* Investors await U.S. economic data later on Monday
* U.S. figures shows lower fuel demand in November
* New car sales drop further in Spain, France
* Labour action in Britain, U.S. offer some support
(Adds quote, updates prices)
By David Sheppard
LONDON, Feb 2 (Reuters) - Oil fell below $41 a barrel on
Monday as a deepening U.S. recession shrank demand in the
world's top fuel burner and evidence mounted of a global
downturn.
Growing concern over poor economic data and falling
corporate profits took a toll on equity markets, which hit a
one-week low and sent the euro to a two-month trough against the
dollar. []
The price of crude has plunged by more than $100 from its
peak near $150 last July as energy use slows worldwide.
U.S. light crude for March delivery <CLc1> fell $1.26 to
$40.42 a barrel by 1241 GMT, after gaining as much as 63 cents
in early trade.
London Brent crude <LCOc1> shed $1.11 to $44.77 a barrel.
"Demand concerns are still weighing on prices, with the
macroeconomic outlook still pretty bleak," said Andrey
Kryuchenkov, Vice President of Commodities at VTB Capital in
London.
"But we'd probably need to see a big crude stock-build again
in the U.S. this week to move us below $40."

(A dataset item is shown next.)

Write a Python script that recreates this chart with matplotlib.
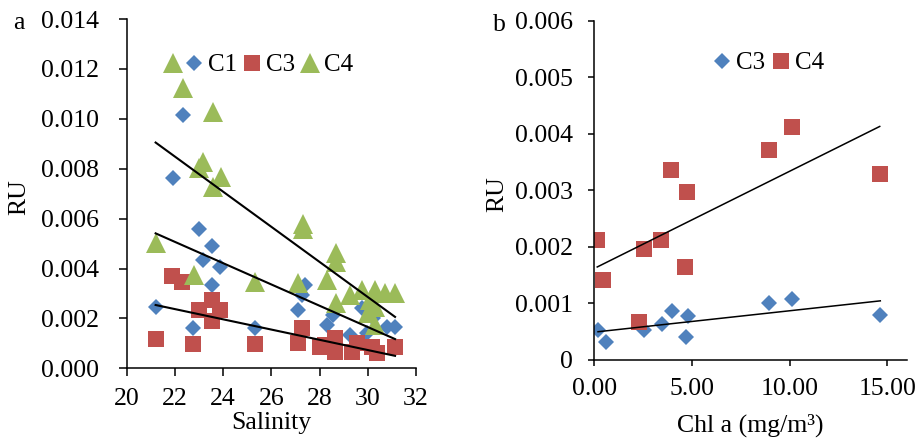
import numpy as np
import matplotlib

matplotlib.use("Agg")
import matplotlib.pyplot as plt
from matplotlib.ticker import FuncFormatter, MultipleLocator


BLUE = "#4F81BD"
RED = "#C0504D"
GREEN = "#9BBB59"

# panel a: salinity vs RU
c1_sal = [22.35, 21.93, 23.0, 23.55, 23.18, 23.87, 23.55, 21.2, 22.76, 25.32,
          27.4, 27.26, 27.12, 28.3, 28.57, 29.75, 29.27, 30.23, 30.79, 31.13, 29.96]
c1_ru = [0.01015, 0.00764, 0.00557, 0.00490, 0.00434, 0.00407, 0.00334, 0.00244, 0.00160, 0.00163,
         0.00334, 0.00294, 0.00234, 0.00174, 0.00214, 0.00240, 0.00134, 0.00200, 0.00167, 0.00167, 0.00140]

c3_sal = [21.89, 22.31, 23.53, 23.0, 23.87, 23.53, 21.2, 22.76, 25.32, 27.26,
          27.1, 28.23, 28.64, 28.64, 29.54, 29.34, 30.16, 30.37, 31.13, 28.0]
c3_ru = [0.00370, 0.00347, 0.00274, 0.00234, 0.00234, 0.00191, 0.00116, 0.00096, 0.00096, 0.00160,
         0.00100, 0.00093, 0.00120, 0.00067, 0.00100, 0.00067, 0.00087, 0.00060, 0.00087, 0.00087]

c4_sal = [21.92, 22.35, 23.57, 23.16, 23.0, 23.92, 23.58, 21.2, 22.79, 25.32,
          27.33, 27.33, 28.67, 28.67, 27.12, 28.32, 29.27, 29.75, 30.3, 30.72,
          31.13, 28.67, 30.1, 30.3, 30.3, 30.0]
c4_ru = [0.01224, 0.01122, 0.01028, 0.00826, 0.00803, 0.00767, 0.00727, 0.00501, 0.00374, 0.00347,
         0.00580, 0.00560, 0.00461, 0.00427, 0.00343, 0.00354, 0.00294, 0.00314, 0.00314, 0.00300,
         0.00300, 0.00260, 0.00274, 0.00247, 0.00174, 0.00220]

# panel b: Chl a vs RU
b_c3_chl = [0.19, 0.60, 2.56, 3.46, 3.98, 4.79, 4.69, 8.94, 10.15, 14.65]
b_c3_ru = [0.00053, 0.00032, 0.00053, 0.00064, 0.00087, 0.00078, 0.00041, 0.00101, 0.00107, 0.00080]

b_c4_chl = [0.15, 0.46, 2.56, 2.31, 3.40, 3.93, 4.74, 4.64, 8.94, 10.12, 14.62]
b_c4_ru = [0.00212, 0.00141, 0.00196, 0.00068, 0.00212, 0.00336, 0.00297, 0.00165, 0.00371, 0.00412, 0.00329]


def trend(ax, x, y, lw):
    x = np.asarray(x)
    k, b = np.polyfit(x, y, 1)
    xs = np.array([x.min(), x.max()])
    ax.plot(xs, k * xs + b, color="black", lw=lw, zorder=5)


def style_axes(ax, tick_len, pad_x, pad_y):
    ax.spines["top"].set_visible(False)
    ax.spines["right"].set_visible(False)
    for s in ("left", "bottom"):
        ax.spines[s].set_linewidth(1.1)
    ax.tick_params(axis="both", direction="out", length=tick_len, width=1.1, labelsize=18.5)
    ax.tick_params(axis="x", pad=pad_x)
    ax.tick_params(axis="y", pad=pad_y)


plt.rcParams["font.family"] = ["Liberation Serif", "DejaVu Serif"]

fig = plt.figure(figsize=(9.2, 4.43), dpi=100)

# ---- panel a
ax1 = fig.add_axes([0.1377, 0.1686, 0.3145, 0.7885])
ax1.plot(c1_sal, c1_ru, "D", ms=8.5, color=BLUE, mew=0, label="C1")
ax1.plot(c3_sal, c3_ru, "s", ms=12, color=RED, mew=0, label="C3")
ax1.plot(c4_sal, c4_ru, "^", ms=13.7, color=GREEN, mew=0, label="C4")
trend(ax1, c1_sal, c1_ru, 1.5)
trend(ax1, c3_sal, c3_ru, 1.5)
trend(ax1, c4_sal, c4_ru, 1.5)
ax1.set_xlim(20, 32)
ax1.set_ylim(0, 0.014)
ax1.xaxis.set_major_locator(MultipleLocator(2))
ax1.yaxis.set_major_locator(MultipleLocator(0.002))
ax1.yaxis.set_major_formatter(FuncFormatter(lambda v, p: f"{v:.3f}"))
style_axes(ax1, 6, 8, 14)
ax1.set_xlabel("Salinity", fontsize=18.5, va="center")
ax1.xaxis.set_label_coords(0.501, -0.157)
ax1.set_ylabel("RU", fontsize=18.5, va="center")
ax1.yaxis.set_label_coords(-0.372, 0.49)
ax1.legend(loc="center left", bbox_to_anchor=(183 / 920, 1 - 65 / 443), bbox_transform=fig.transFigure,
           ncol=3, frameon=False, fontsize=18, borderpad=0, handlelength=0.9, handletextpad=0.1,
           columnspacing=0.15, borderaxespad=0)

# ---- panel b
ax2 = fig.add_axes([0.646, 0.1874, 0.3395, 0.7663])
ax2.plot(b_c3_chl, b_c3_ru, "D", ms=8, color=BLUE, mew=0, label="C3")
ax2.plot(b_c4_chl, b_c4_ru, "s", ms=11.3, color=RED, mew=0, label="C4")
trend(ax2, b_c3_chl, b_c3_ru, 1.1)
trend(ax2, b_c4_chl, b_c4_ru, 1.1)
ax2.set_xlim(0, 16)
ax2.set_ylim(0, 0.006)
ax2.xaxis.set_major_locator(MultipleLocator(5))
ax2.yaxis.set_major_locator(MultipleLocator(0.001))
ax2.xaxis.set_major_formatter(FuncFormatter(lambda v, p: f"{v:.2f}"))
ax2.yaxis.set_major_formatter(FuncFormatter(lambda v, p: "0" if abs(v) < 1e-12 else f"{v:.3f}"))
style_axes(ax2, 4, 9, 11.5)
ax2.set_xlabel("Chl a (mg/m³)", fontsize=18.5, va="center")
ax2.xaxis.set_label_coords(0.498, -0.191)
ax2.set_ylabel("RU", fontsize=18.5, va="center")
ax2.yaxis.set_label_coords(-0.311, 0.489)
ax2.legend(loc="center left", bbox_to_anchor=(711 / 920, 1 - 63 / 443), bbox_transform=fig.transFigure,
           ncol=2, frameon=False, fontsize=18, borderpad=0, handlelength=0.9, handletextpad=0.1,
           columnspacing=0.2, borderaxespad=0)

fig.text(19 / 920, 1 - 23 / 443, "a", fontsize=18.5, ha="center", va="center")
fig.text(499 / 920, 1 - 25 / 443, "b", fontsize=18.5, ha="center", va="center")

fig.savefig("out.png", dpi=100)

A report from the U.S. Energy Information Administration on
Friday showed U.S. oil demand in November was 305,000 barrels
per day (bpd) less than previously estimated and was down 1.577
million bpd from a year earlier.
Investors were awaiting Monday's U.S. economic indicators
for a fresh assessment of the world's largest economy.
Data due to be released include personal income and
consumption, construction spending for December and the
Institute for Supply Management's January index of manufacturing
activity.
Grim news was already out in Europe, where Euro zone
manufacturing shrank and factory prices tumbled at their fastest
rate in at least six years. []
Sales of new cars dropped further in Spain and France.
[]
Bleak economic data also emerged from South Korea, which
showed January exports contracting at a record pace.
[]
Some support for the oil price on Monday was offered by
refinery strikes on both sides of the Atlantic.
United Steelworkers negotiators and oil company
representatives returned to the bargaining table on Sunday, a
day after telling thousands of U.S. refinery and chemical plant
workers to stay on the job as they try to hammer out a new
national contract. []
In Britain, several hundred workers at the Sellafield
nuclear plant walked out on Monday, joining wildcat strikes over
the use of foreign workers that has mostly affected oil and
power plants. []
Signs from OPEC that it might remove more supply on top of
record output curbs and an abrupt end to a ceasefire in
Nigeria's oil-rich Niger delta also supported prices.
OPEC Secretary General Abdullah al-Badri told Reuters on
Friday the producer group was willing to cut output further at
its meeting in March, adding to agreed cuts of 4.2 million bpd
since September to prop up prices [].